The difficult early stages of embedded star clusters and the importance of the pre-gas expulsion virial ratio

TL;DR

This study investigates how the initial dynamical state and gas expulsion influence the early survival of embedded star clusters through N-body simulations, highlighting the complexity of predicting cluster outcomes.

Contribution

It demonstrates the critical role of the pre-gas expulsion virial ratio and initial substructure in determining cluster survival, using detailed dynamical modeling.

Findings

Cluster survival strongly depends on initial dynamical state.

Knowledge of star-gas distribution helps estimate post-expulsion state.

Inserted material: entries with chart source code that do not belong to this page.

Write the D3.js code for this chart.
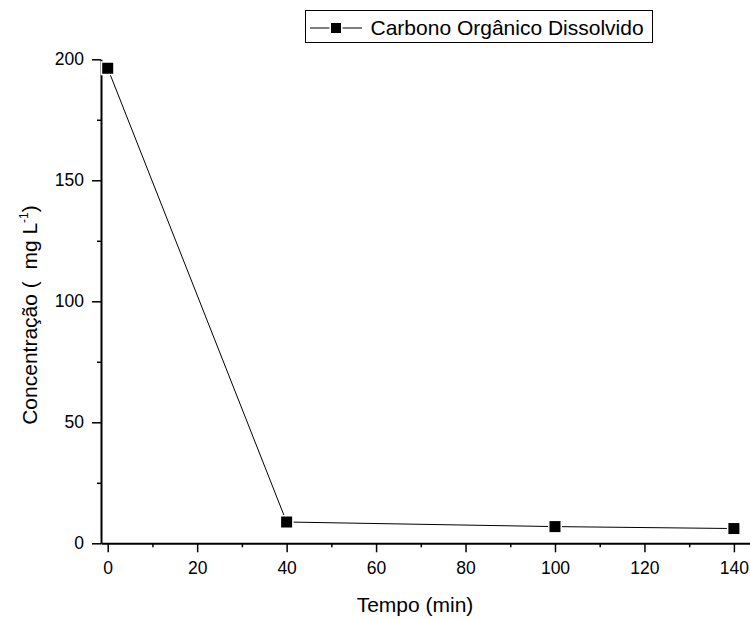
<!DOCTYPE html>
<html lang="pt">
  <head>
    <meta charset="utf-8">
    <script src="https://d3js.org/d3.v7.min.js"></script>
    <style>
      body { margin: 0; background: #fff; }
      text { font-family: "Liberation Sans", Arial, sans-serif; fill: #000; white-space: pre; }
    </style>
  </head>
  <body>
    <svg width="750" height="619"></svg>
    <script>
      // data
      var tempo = [0, 40, 100, 140];
      var cod = [196.3, 8.8, 6.9, 6.1];
      var xTicks = [0, 20, 40, 60, 80, 100, 120, 140];
      var yTicks = [0, 50, 100, 150, 200];
      var serieNome = "Carbono Orgânico Dissolvido";

      var svg = d3.select("svg");

      var x = d3.scaleLinear().domain([-1.5, 143.6]).range([101, 750]);
      var y = d3.scaleLinear().domain([0, 200]).range([543.3, 59.3]);

      // minor ticks
      svg.append("g")
        .attr("transform", "translate(0,543.3)")
        .call(d3.axisBottom(x).tickValues(d3.range(10, 141, 20)).tickSize(4).tickFormat(""))
        .call(function(g) { g.select(".domain").remove(); })
        .selectAll("line").attr("stroke-width", 1.5);
      svg.append("g")
        .attr("transform", "translate(101,0)")
        .call(d3.axisLeft(y).tickValues(d3.range(25, 200, 50)).tickSize(4).tickFormat(""))
        .call(function(g) { g.select(".domain").remove(); })
        .selectAll("line").attr("stroke-width", 1.5);

      // main axes
      var xAxis = svg.append("g")
        .attr("transform", "translate(0,543.3)")
        .call(d3.axisBottom(x).tickValues(xTicks).tickSize(9).tickSizeOuter(0).tickPadding(9));
      var yAxis = svg.append("g")
        .attr("transform", "translate(101,0)")
        .call(d3.axisLeft(y).tickValues(yTicks).tickSize(9).tickSizeOuter(0).tickPadding(8));
      [xAxis, yAxis].forEach(function(a) {
        a.select(".domain").attr("stroke-width", 2);
        a.selectAll(".tick line").attr("stroke-width", 1.5);
        a.selectAll("text").style("font-size", "17.5px").style("font-family", "Liberation Sans, Arial, sans-serif");
      });

      // line
      var line = d3.line()
        .x(function(d, i) { return x(tempo[i]); })
        .y(function(d) { return y(d); });
      svg.append("path")
        .datum(cod)
        .attr("d", line)
        .attr("fill", "none")
        .attr("stroke", "#000")
        .attr("stroke-width", 1);

      // markers (white halo gives the gap around the squares)
      svg.append("g")
        .selectAll("rect")
        .data(cod)
        .enter().append("rect")
          .attr("x", function(d, i) { return x(tempo[i]) - 5.5; })
          .attr("y", function(d) { return y(d) - 5.5; })
          .attr("width", 11)
          .attr("height", 11)
          .attr("fill", "#000")
          .attr("stroke", "#fff")
          .attr("stroke-width", 3)
          .attr("paint-order", "stroke");

      // axis titles
      svg.append("text")
        .attr("x", 415)
        .attr("y", 612)
        .attr("text-anchor", "middle")
        .style("font-size", "21px")
        .text("Tempo (min)");

      var yl = svg.append("text")
        .attr("transform", "translate(37,315) rotate(-90)")
        .attr("text-anchor", "middle")
        .style("font-size", "21px");
      yl.append("tspan").text("Concentração (  mg L");
      yl.append("tspan").attr("dy", -9).style("font-size", "12px").text("-1");
      yl.append("tspan").attr("dy", 9).text(")");

      // legend
      var leg = svg.append("g");
      leg.append("rect")
        .attr("x", 305.5).attr("y", 10.5)
        .attr("width", 347).attr("height", 32)
        .attr("fill", "#fff").attr("stroke", "#000").attr("stroke-width", 1);
      leg.append("line")
        .attr("x1", 310).attr("x2", 362).attr("y1", 28).attr("y2", 28)
        .attr("stroke", "#000").attr("stroke-width", 1);
      leg.append("rect")
        .attr("x", 331).attr("y", 23)
        .attr("width", 10).attr("height", 10)
        .attr("fill", "#000").attr("stroke", "#fff").attr("stroke-width", 3)
        .attr("paint-order", "stroke");
      leg.append("text")
        .attr("x", 370.5).attr("y", 35)
        .style("font-size", "21px")
        .text(serieNome);
    </script>
  </body>
</html>
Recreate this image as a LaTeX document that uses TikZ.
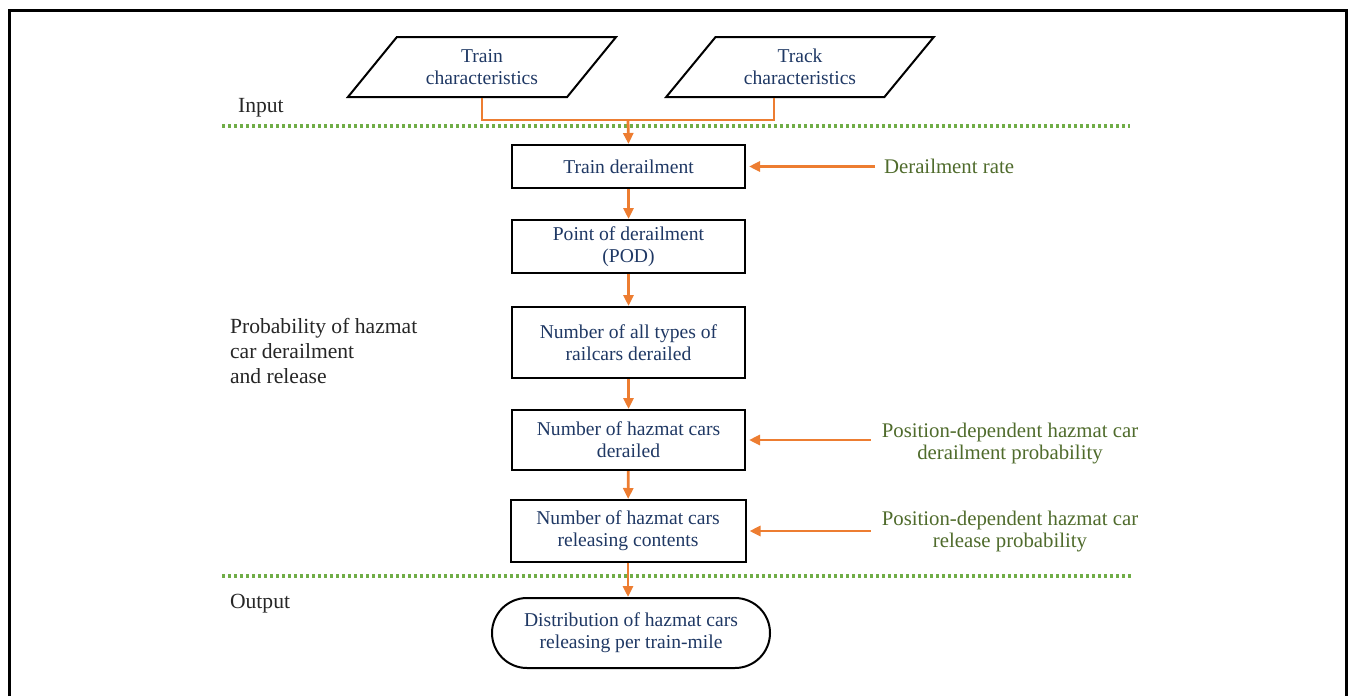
\documentclass[tikz,border=0pt]{standalone}
\usepackage{fontspec}
\setmainfont{Liberation Serif}
\usetikzlibrary{arrows.meta,shapes.geometric,calc}
\definecolor{boxtxt}{HTML}{1F3864}
\definecolor{sidegreen}{HTML}{4F6B2C}
\definecolor{arrorange}{HTML}{ED7D31}
\definecolor{sepgreen}{HTML}{70AD47}
\definecolor{stagetxt}{HTML}{262626}
\begin{document}
\begin{tikzpicture}[x=0.5pt,y=-0.5pt,>={Triangle[length=5.5pt,width=5pt]},
 font=\fontsize{9.8}{11}\selectfont,
 stepbox/.style={draw,line width=1pt,text=boxtxt,align=center,minimum width=116.5pt,inner sep=0pt},
 inbox/.style={trapezium,trapezium left angle=47.5,trapezium right angle=132.5,trapezium stretches=true,
  draw,line width=1pt,minimum width=134.5pt,minimum height=30pt,text=boxtxt,align=center,inner sep=0pt},
 flow/.style={->,draw=arrorange,line width=1.4pt},
 sep/.style={draw=sepgreen,line width=1.6pt,dash pattern=on 1.5pt off 1.5pt},
 side/.style={text=sidegreen,align=center,font=\fontsize{10.4}{11}\selectfont},
 stage/.style={text=stagetxt,anchor=west,align=left,font=\fontsize{10.8}{12.7}\selectfont}]
\useasboundingbox (0,0) rectangle (1348,696);
\draw[line width=1.5pt] (9,696) |- (1346,10) -- (1346,696);
% inputs
\node[inbox] (trn) at (482,67) {Train\\characteristics};
\node[inbox] (trk) at (800,67) {Track\\characteristics};
% model steps
\node[stepbox,minimum height=21.5pt] (td) at (628.5,166.5) {Train derailment};
\node[stepbox,minimum height=26.5pt] (pod) at (628.5,246.5) {Point of derailment\\(POD)};
\node[stepbox,minimum height=35.5pt] (nall) at (628.5,342.5) {Number of all types of\\railcars derailed};
\node[stepbox,minimum height=30pt] (nhd) at (628.5,440) {Number of hazmat cars\\derailed};
\node[stepbox,minimum height=31pt,minimum width=117.5pt] (nhr) at (628,531) {Number of hazmat cars\\releasing contents};
\node[draw,line width=1pt,rounded corners=17.5pt,minimum width=139pt,minimum height=35pt,
 text=boxtxt,align=center] (dist) at (631,633) {Distribution of hazmat cars\\releasing per train-mile};
% side inputs
\node[side,anchor=west] (rate) at (877,166.5) {Derailment rate};
\node[side] (pdd) at (1010,444) {Position-dependent hazmat car\\derailment probability};
\node[side] (pdr) at (1010,532) {Position-dependent hazmat car\\release probability};
% stages
\node[stage] (lin) at (231,108) {Input};
\node[stage] (lprob) at (223,351) {Probability of hazmat\\car derailment\\and release};
\node[stage] (lout) at (223,604) {Output};
\draw[sep] (222,126) -- (1130,126);
\draw[sep] (222,576) -- (1133,576);
% connectors
\coordinate (join) at (628,120);
\draw[draw=arrorange,line width=1.4pt] (trn.south) |- (join) -| ($(trk.south)+(-26,0)$);
\draw[flow] (join) -- (td.north);
\draw[flow] (td) -- (pod);
\draw[flow] (pod) -- (nall);
\draw[flow] (nall) -- (nhd);
\draw[flow] (nhd) -- (nhr);
\draw[flow] (nhr.south) -- ($(dist.north)+(-3,0)$);
\draw[flow,shorten >=1.5pt] ($(rate.west)+(-2,0)$) -- (td.east);
\draw[flow,shorten >=1.5pt] ($(pdd.west|-nhd.east)+(-4,0)$) -- (nhd.east);
\draw[flow,shorten >=1.5pt] ($(pdr.west|-nhr.east)+(-4,0)$) -- (nhr.east);
\end{tikzpicture}
\end{document}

Predicting cluster survival remains uncertain despite detailed information.

Abstract

We examine the effects of gas-expulsion on initially substructured distributions of stars. We perform N-body simulations of the evolution of these distributions in a static background potential to mimic the gas. We remove the static potential instantaneously to model gas-expulsion. We find that the exact dynamical state of the cluster plays a very strong role in affecting a cluster's survival, especially at early times: they may be entirely destroyed or only weakly affected. We show that knowing both detailed dynamics and relative star-gas distributions can provide a good estimate of the post-gas expulsion state of the cluster, but even knowing these is not an absolute way of determining the survival or otherwise of the cluster.